On a climb 9,000 feet up Mount Shasta last month, I was surprised to hear the sound of a cell phone. I’d thought I was blissfully removed from contact with the rest of the world—and no contact meant no reading the news and feeling all the emotions that come with that these days. The ping told me I could take a peek.
But for one wonderful week, I resisted—simply climbing, hiking, swimming, and falling asleep under spectacular skies and mountain peaks. It was idyllic. Then, on the way home, my children and I stopped for lunch at the Hi-Lo Cafe in a town called Weed, and I succumbed to my phone while waiting for a BLT.
It was the second day of the Charlottesville rally by the so-called alt-right: white nationalists, white supremacists, and neo-Nazis—and the day the President spoke about it in words as appalling as the event itself.

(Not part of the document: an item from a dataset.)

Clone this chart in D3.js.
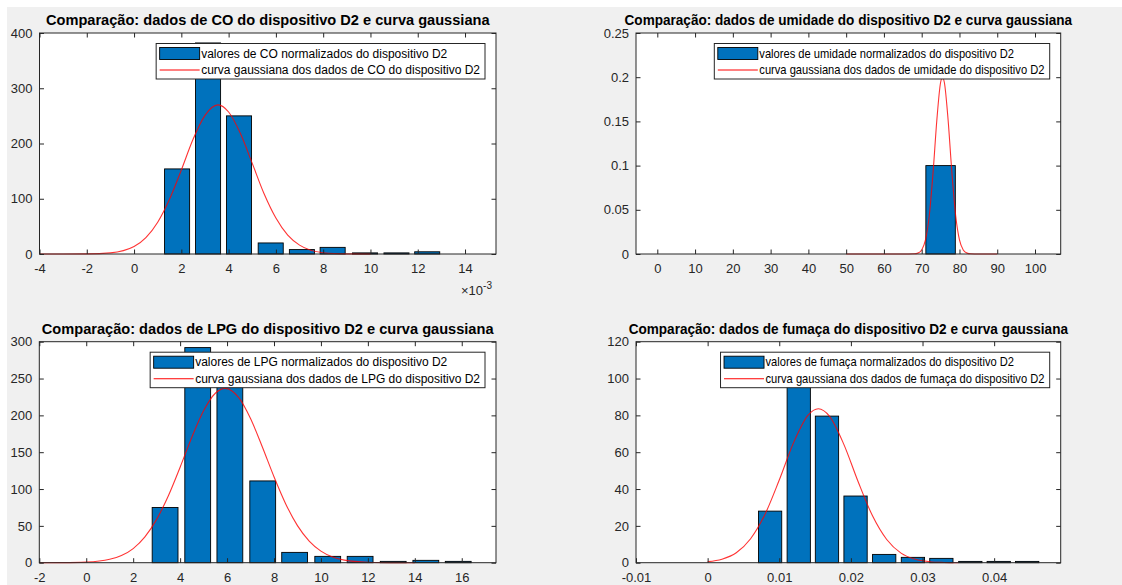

This was my jarring re-entry from America the beautiful to America the ugly. And it’s sure not over yet. Indeed, as recently as September 14, Trump again blamed both sides—as if there is any moral equivalence between neo-Nazis and people supporting for equality.
So how do we not merely survive this ugly chapter in America but do so in a way that will allow us to still recognize ourselves as Americans when this is over—perhaps even become better people as a result?
Here are three strategies that may help.
- Think about the news like food—or, more directly, be wise about your news intake.
At first, this might seem tantamount to hiding your head in the sand—or, worse, making it easier for those doing the damage to keep on doing it. But what if that’s not true? What if making more deliberate choices about the news will make you more capable of doing something useful in the world?